Please note: This PhD seminar will take place online.
Zeping Mao, PhD candidate
David R. Cheriton School of Computer Science
Supervisor: Professor Ming Li
Autoregressive models have achieved strong performance in sequence prediction tasks, but they often struggle when correct test-time solutions require flexible search beyond patterns explicitly observed during training. This issue becomes particularly important in scientific discovery problems, where the target space may contain meaningful but previously unseen structures.
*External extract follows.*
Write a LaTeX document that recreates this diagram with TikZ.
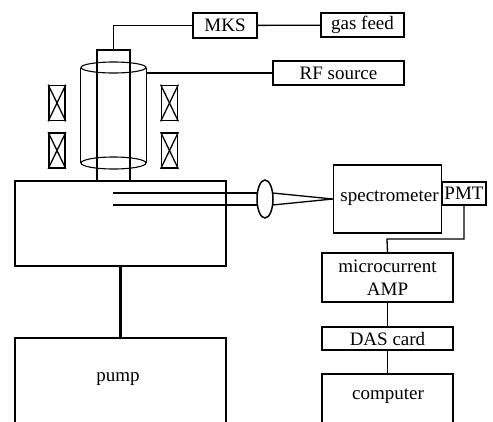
\documentclass[tikz,border=0pt]{standalone}
\usepackage{fontspec}
\setmainfont{Liberation Serif}
\usetikzlibrary{positioning,shapes.geometric}
\tikzset{
    boxn/.style={draw,rectangle,line width=1.5pt,inner sep=0pt,font=\fontsize{19}{23}\selectfont,align=center},
    thinn/.style={boxn,line width=1.1pt},
    coiln/.style={draw,rectangle,line width=1.7pt,inner sep=0pt,minimum width=16pt,minimum height=35pt},
    labeln/.style={font=\fontsize{19}{23}\selectfont},
    wire/.style={line width=1.3pt},
}
\begin{document}
\begin{tikzpicture}[x=1pt,y=-1pt]
    \clip (0,0) rectangle (493,421);
    \node[boxn,minimum width=64pt,minimum height=25pt] (nMKS) at (225,25.5) {MKS};
    \node[boxn,minimum width=83pt,minimum height=24pt] (nGas) at (362.5,25) {gas feed};
    \node[boxn,minimum width=131pt,minimum height=24pt] (nRF) at (338.5,73) {RF source};

    \node[thinn,minimum width=33pt,minimum height=131pt] (nTube) at (113.5,115.5) {};
    \node[thinn,ellipse,minimum width=65pt,minimum height=11pt] (nTop) at (113.5,67.5) {};
    \node[thinn,ellipse,minimum width=65pt,minimum height=12pt] (nBot) at (113.5,163) {};
    \draw[wire] (nTop.west) -- (nBot.west);
    \draw[wire] (nTop.east) -- (nBot.east);

    \foreach \xc/\yc/\nm in {57/103/a,57/150.5/b,169.5/103/c,169.5/150.5/d} {
        \node[coiln] (n\nm) at (\xc,\yc) {};
        \draw[wire] (n\nm.north west) -- (n\nm.south east);
        \draw[wire] (n\nm.north east) -- (n\nm.south west);
    }

    \node[boxn,minimum width=211pt,minimum height=85pt] (nChamber) at (120.5,223.5) {};
    \node[boxn,minimum width=211pt,minimum height=100pt] (nPump) at (120.5,388) {};
    \node[labeln] (lPump) at (118,379) {pump};

    \node[boxn,minimum width=108pt,minimum height=68pt] (nSpec) at (387.5,199) {};
    \node[labeln] (lSpec) at (389.5,198) {spectrometer};
    \node[thinn,minimum width=44pt,minimum height=23pt] (nPMT) at (464,193.5) {PMT};
    \node[boxn,minimum width=131pt,minimum height=49pt] (nAmp) at (387.5,277.5) {microcurrent\\AMP};
    \node[boxn,minimum width=131pt,minimum height=23pt] (nDAS) at (387.5,338.5) {DAS card};
    \node[boxn,minimum width=131pt,minimum height=60pt] (nComp) at (387.5,404) {};
    \node[labeln] (lComp) at (388,396) {computer};

    \node[boxn,ellipse,minimum width=16pt,minimum height=38pt] (nLens) at (265,199) {};
    \coordinate (b1) at (113,193);
    \coordinate (b2) at (113,205);
    \coordinate (c1) at (257.5,193);
    \coordinate (c2) at (257.5,205);
    \coordinate (d1) at (272.5,193);
    \coordinate (d2) at (272.5,205);
    \coordinate (e1) at (387,239);

    \draw[wire] (nMKS) -- (nGas);
    \draw[wire] (nMKS.west) -| (nTube.north);
    \draw[wire] (nRF.west) -- (nRF.west -| nTop.east);
    \draw[wire] (b1) -- (c1);
    \draw[wire] (b2) -- (c2);
    \draw[wire] (d1) -- (nSpec.west);
    \draw[wire] (d2) -- (nSpec.west);
    \draw[line width=2.2pt] (nChamber.south) -- (nPump.north);
    \draw[wire] (nPMT.south) |- (e1) -- (nAmp.north);
    \draw[wire] (nAmp) -- (nDAS);
    \draw[wire] (nDAS) -- (nComp);
\end{tikzpicture}
\end{document}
In this talk, I will present our recent RNovA work through this broader machine learning perspective. We study de novo peptide sequencing from tandem mass spectra, with a focus on open post-translational modification (PTM) discovery, where the model must generalize to modifications not specified during training. To address this challenge, we introduce a reinforcement-learning-style training strategy that encourages more flexible search while maintaining the stability and accuracy of autoregressive sequence prediction. Conceptually, this framework can be viewed as a way to refine standard autoregressive generation with finer-grained search guidance, somewhat analogous in spirit to how diffusion-style refinement improves generation through iterative correction. Empirically, our method not only enables zero-shot open PTM discovery, but also preserves state-of-the-art performance on conventional de novo peptide sequencing over the standard 20 amino acids. More broadly, this work suggests that reinforcement-learning-style refinement may offer a general strategy for extending autoregressive models to settings where exact targets at inference time are only partially represented in the training data.